After leaving Fort Ridgely State Park, we wandered around the countryside a little bit, taking the “scenic route,” which means “Mom’s not lost, but she doesn’t exactly know how she’s going to get where she’s going.” With gas at almost $4 a gallon, this isn’t the most economical thing to do, but I was hoping to lengthen our trip so the 2-year-old would fall asleep in the car. (It didn’t work.)
We stopped at the Golden Gate Historic Marker just south of the Minnesota River on State Highway 4. Golden Gate is one of Minnesota’s ghost towns. At one time, it was a thriving community, but now the cemetery is the most visible reminder of its existence.

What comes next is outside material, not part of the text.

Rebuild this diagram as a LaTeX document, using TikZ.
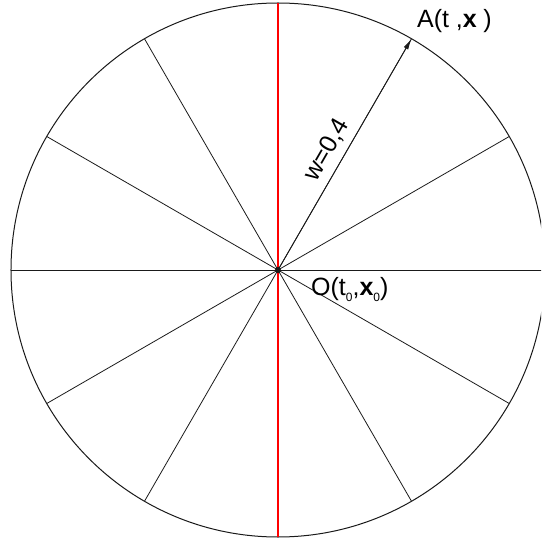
\documentclass[tikz,border=0pt]{standalone}
\usepackage{fontspec}
\setmainfont{Liberation Sans}
\usetikzlibrary{arrows.meta}
\definecolor{linegray}{HTML}{1A1A1A}
\definecolor{axisred}{HTML}{FF0000}
\newcommand{\sub}[1]{\raisebox{-0.25em}{\fontsize{12}{14}\selectfont #1}}
\tikzset{
  spoke/.style={
    draw=linegray,
    line width=0.8pt
  },
  axisline/.style={
    draw=axisred,
    line width=1.2pt
  },
  arrow/.style={
    -{Latex[length=11pt,width=5pt]},
    draw=linegray,
    line width=0.8pt
  },
  lbl/.style={
    font=\fontsize{25}{30}\selectfont,
    inner sep=0pt
  }
}

\begin{document}
\begin{tikzpicture}[x=1pt,y=1pt]
\useasboundingbox (-278,-276) rectangle (263,270);
\clip (-278,-276) rectangle (263,270);
\coordinate (O) at (0,0);
\coordinate (A) at (60:267);

\draw[spoke, line width=1pt] (O) circle (267);
\foreach \a in {0,30,60,120,150}
  \draw[spoke] (\a:267) -- (\a+180:267);
\draw[axisline] (0,267) -- (0,-267);

\draw[arrow] (O) -- (A) node[lbl, pos=0.48, sloped, above=7pt]{w=0,4};
\fill[linegray] (O) circle (3);

\node[lbl, anchor=base west] (alabel) at (139,242) {A(t\hphantom{\sub{0}},\textbf{x}\hphantom{\sub{0}})};
\node[lbl, anchor=base west] (olabel) at (33,-25) {O(t\sub{0},\textbf{x}\sub{0})};
\end{tikzpicture}
\end{document}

The historic marker said that parts of a dam and mill run were still visible on the creek, so we decided to try to spot them. The most obvious road to the area was closed, but we went around to the other side of the creek to see what we could find. At the corner of 270th Avenue and Golden Gate Road, 270th Ave. continues on in a very narrow fashion, so I decided to give it a try. The road was rutted (and did I mention, narrow?) but it does indeed end at the creek, and some concrete pieces led me to believe that this was part of the Golden Gate operation, although I couldn’t decipher exactly what they were.
I will advise, however, that if you consider sleuthing out Golden Gate, you park the car near the beehives in a clearing and walk the rest of the way. This isn’t a road that you’d want to try to back up, and turning around at the end of it was possible but not easy.
I’ve always thought that lost towns were interesting, and it was certainly an adventure to try to find the remains of Golden Gate.